Todos lo hemos soñado: construir una cabaña en el campo. Huir de la ciudad. Amontonar junto a la chimenea los buenos libros, la soledad, el silencio, la amistad compartida. Respirar aire puro, correr bajo los árboles estremecidos. ¡La felicidad!
Todos hemos sentido el deseo de desertar, de evadirnos, de alejarnos, prófugos de nosotros mismos. Ser anacoretas.
Por adusta, por seca, me gusta esta palabra griega, que sirve para llamar al monje que vive retirado en el campo. Es clara su significación religiosa, pero si se analiza el verbo de donde procede, tiene un matiz muy especial. Anacoreta viene de "anajoreo", que es volver sobre sus pasos, retroceder, recular. Es el eterno juego de los desencantos, del desasosiego. No tener raíces, echar hacia atrás en pos de lo perdido. Un síntoma de decadencia. Huir siempre ha sido algo negativo.
Valga un detalle histórico. El anacoretismo aparece en la historia del cristianismo cuando éste, con la paz de Constantino, se convierte en religión del imperio. Los creyentes pierden el incentivo de la lucha, el encanto de la clandestinidad, la fuerza interior que da el sentirse perseguido. Por lo demás, acabadas las persecuciones, había que inventarse una especie de martirio prefabricado, a punta de renuncias, mortificaciones, negaciones. Tal vez ahí esté el germen de la vida religiosa en la Iglesia: los ermitaños, los anacoretas, los monjes. Era un testimonio claro de no dejarse atrapar por la vida pagana. Lo mejor era huir, evadirse. Y se huía hacia el desierto, pues se creía que más allá quedaba el edén, el paraíso, la cercanía de Dios. Era también una forma de estar más cerca del destino final.
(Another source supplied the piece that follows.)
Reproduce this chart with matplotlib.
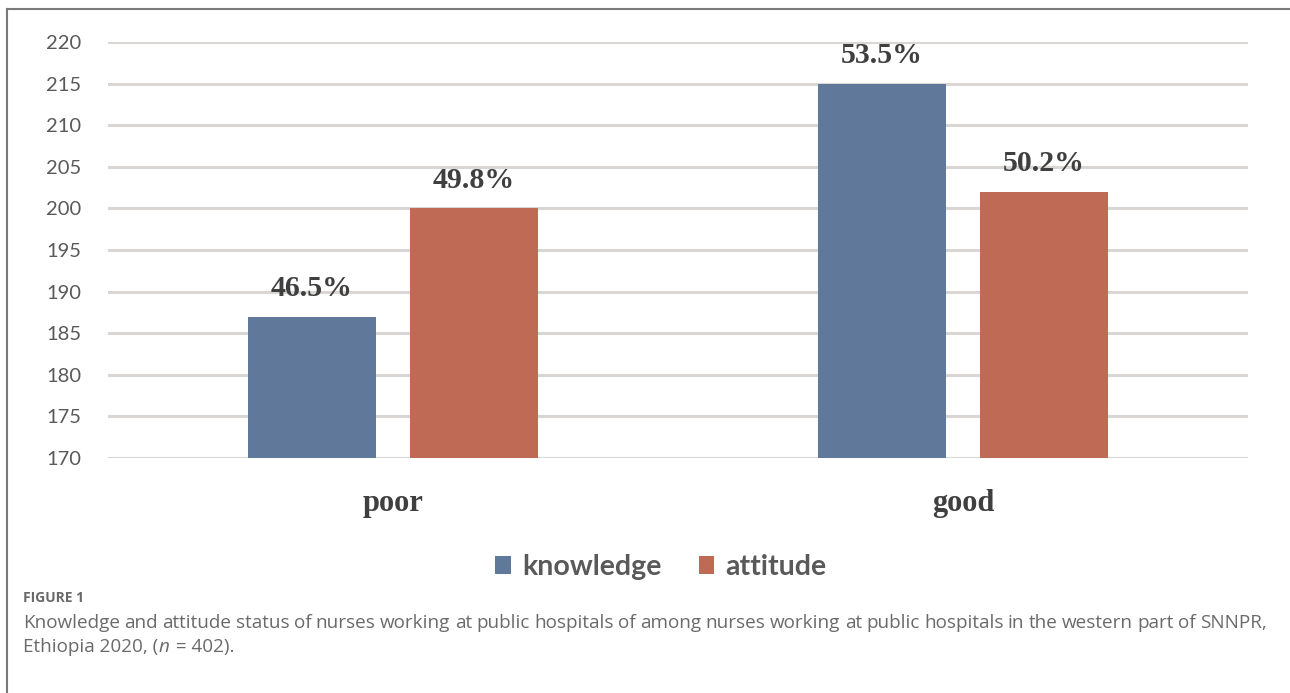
import matplotlib
matplotlib.use("Agg")
import matplotlib.pyplot as plt
from matplotlib.lines import Line2D
import numpy as np

categories = ["poor", "good"]
series_names = ["knowledge", "attitude"]
knowledge = [187, 215]
attitude = [200, 202]
knowledge_pct = ["46.5%", "53.5%"]
attitude_pct = ["49.8%", "50.2%"]
yticks = [170, 175, 180, 185, 190, 195, 200, 205, 210, 215, 220]

blue = "#60789A"
red = "#BE6A55"
grid_c = "#DAD6D3"
tick_c = "#595959"
lab_c = "#3F3F3F"

fig = plt.figure(figsize=(12.9, 6.93), dpi=100)
W, H = 1290, 693
ax = fig.add_axes([108 / W, 1 - 458 / H, 1140 / W, 416 / H])

x = np.arange(len(categories))
bw = 0.225
off = 0.142
ax.set_axisbelow(True)
b1 = ax.bar(x - off, [k - 170 for k in knowledge], bw, bottom=170, color=blue, label=series_names[0], zorder=3)
b2 = ax.bar(x + off, [a - 170 for a in attitude], bw, bottom=170, color=red, label=series_names[1], zorder=3)

ax.set_xlim(-0.5, 1.5)
ax.set_ylim(170, 220)
ax.set_yticks(yticks)
ax.yaxis.grid(True, color=grid_c, linewidth=2.2)
for s in ax.spines.values():
    s.set_visible(False)
ax.tick_params(axis="y", length=0, pad=19, labelsize=14.5, labelcolor=tick_c)
for t in ax.get_yticklabels():
    t.set_fontfamily("Lato")
ax.set_xticks(x)
ax.set_xticklabels(categories, fontfamily="Liberation Serif", fontweight="bold", fontsize=22, color=lab_c)
ax.tick_params(axis="x", length=0, pad=22)

for xs, vals, labs in [(x - off, knowledge, knowledge_pct), (x + off, attitude, attitude_pct)]:
    for xi, v, l in zip(xs, vals, labs):
        ax.annotate(l, (xi, v), xytext=(0, 28), textcoords="offset pixels", ha="center", va="center",
                    fontfamily="Liberation Serif", fontweight="bold", fontsize=21.5, color=lab_c, zorder=4)

leg = fig.legend(handles=[b1, b2], labels=series_names, loc="center", bbox_to_anchor=(661 / W, 1 - 567 / H),
                 ncol=2, frameon=False, handlelength=0.55, handleheight=0.55, handletextpad=0.4, columnspacing=1.3,
                 prop={"family": "Lato", "size": 20.5, "weight": "bold"})
for t in leg.get_texts():
    t.set_color(tick_c)

# border
fig.add_artist(Line2D([6.5 / W, 6.5 / W], [0, 1 - 9 / H], color="#7A7A7A", linewidth=1.5, transform=fig.transFigure))
fig.add_artist(Line2D([6.5 / W, 1], [1 - 9 / H, 1 - 9 / H], color="#7A7A7A", linewidth=1.5, transform=fig.transFigure))

cap_c = "#6A6A6A"
fig.text(23 / W, 1 - 598 / H, "FIGURE 1", fontfamily="Open Sans", fontweight="bold", fontsize=10, color=cap_c,
         va="center", ha="left")

cap_fs = 13.6
line1 = "Knowledge and attitude status of nurses working at public hospitals of among nurses working at public hospitals in the western part of SNNPR,"
words = line1.split(" ")
fig.canvas.draw()
renderer = fig.canvas.get_renderer()
txts = []
widths = []
for w in words:
    t = fig.text(0, 1 - 623 / H, w, fontfamily="Open Sans", fontsize=cap_fs, color=cap_c, va="center", ha="left")
    bb = t.get_window_extent(renderer=renderer)
    txts.append(t)
    widths.append(bb.width)
left, right = 23, 1267
gap = (right - left - sum(widths)) / (len(words) - 1)
pos = left
for t, wdt in zip(txts, widths):
    t.set_x(pos / W)
    pos += wdt + gap

parts = [("Ethiopia 2020, (", "normal"), ("n", "italic"), (" = 402).", "normal")]
pos = 23
for s, style in parts:
    t = fig.text(pos / W, 1 - 647 / H, s, fontfamily="Open Sans", fontsize=cap_fs, color=cap_c, va="center",
                 ha="left", style=style)
    pos += t.get_window_extent(renderer=renderer).width + (2 if style == "italic" else 0)

fig.savefig("out.png", dpi=100)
No sé qué diablos (¿o habrán sido ángeles?) me han llevado por los vericuetos de esta reflexión. Del proyecto de construir una cabañita en el campo e irse a vivir allá (que por utópico e imposible acabó tirado en el desván de las nostalgias y las frustraciones) terminé hablando de eremitismo, monacato, anacoretismo y vida religiosa. Lo que quiero decir es que en el fondo de las crisis y de las decadencias, hay unos elementos que se repiten, que siempre se han dado, que suelen presentarse con los oropeles de lo positivo, pero son negativos, peligrosos, destructores.
Las fórmulas que se proponen apuntan a un anacoretismo falso: huir, echar pie atrás, retroceder. Desertar de la realidad, sacarle el cuerpo a los compromisos del presente. Desde la oración a la droga, una evasión. Fugas canonizadas o fugas malditas. Se confunde la decadencia con la renovación. Se le da a la cobardía características de renacimiento.
Somos los eternos prófugos de nosotros mismos. Lo que importa es no estar donde debemos. Las crisis suelen estar acompañadas de paraísos perdidos, de nostalgias, de extraños misticismos. Siempre lo mismo. Huir, no estar presentes. No ser fieles al mundo ni a la tierra. Aunque para ello haya que perderse por un desierto sin caminos o encerrar la soledad y la insatisfacción en una torre de cristal. O en una cabañita en el campo. O en el cielo. O en un infierno. Vaya usted a saber.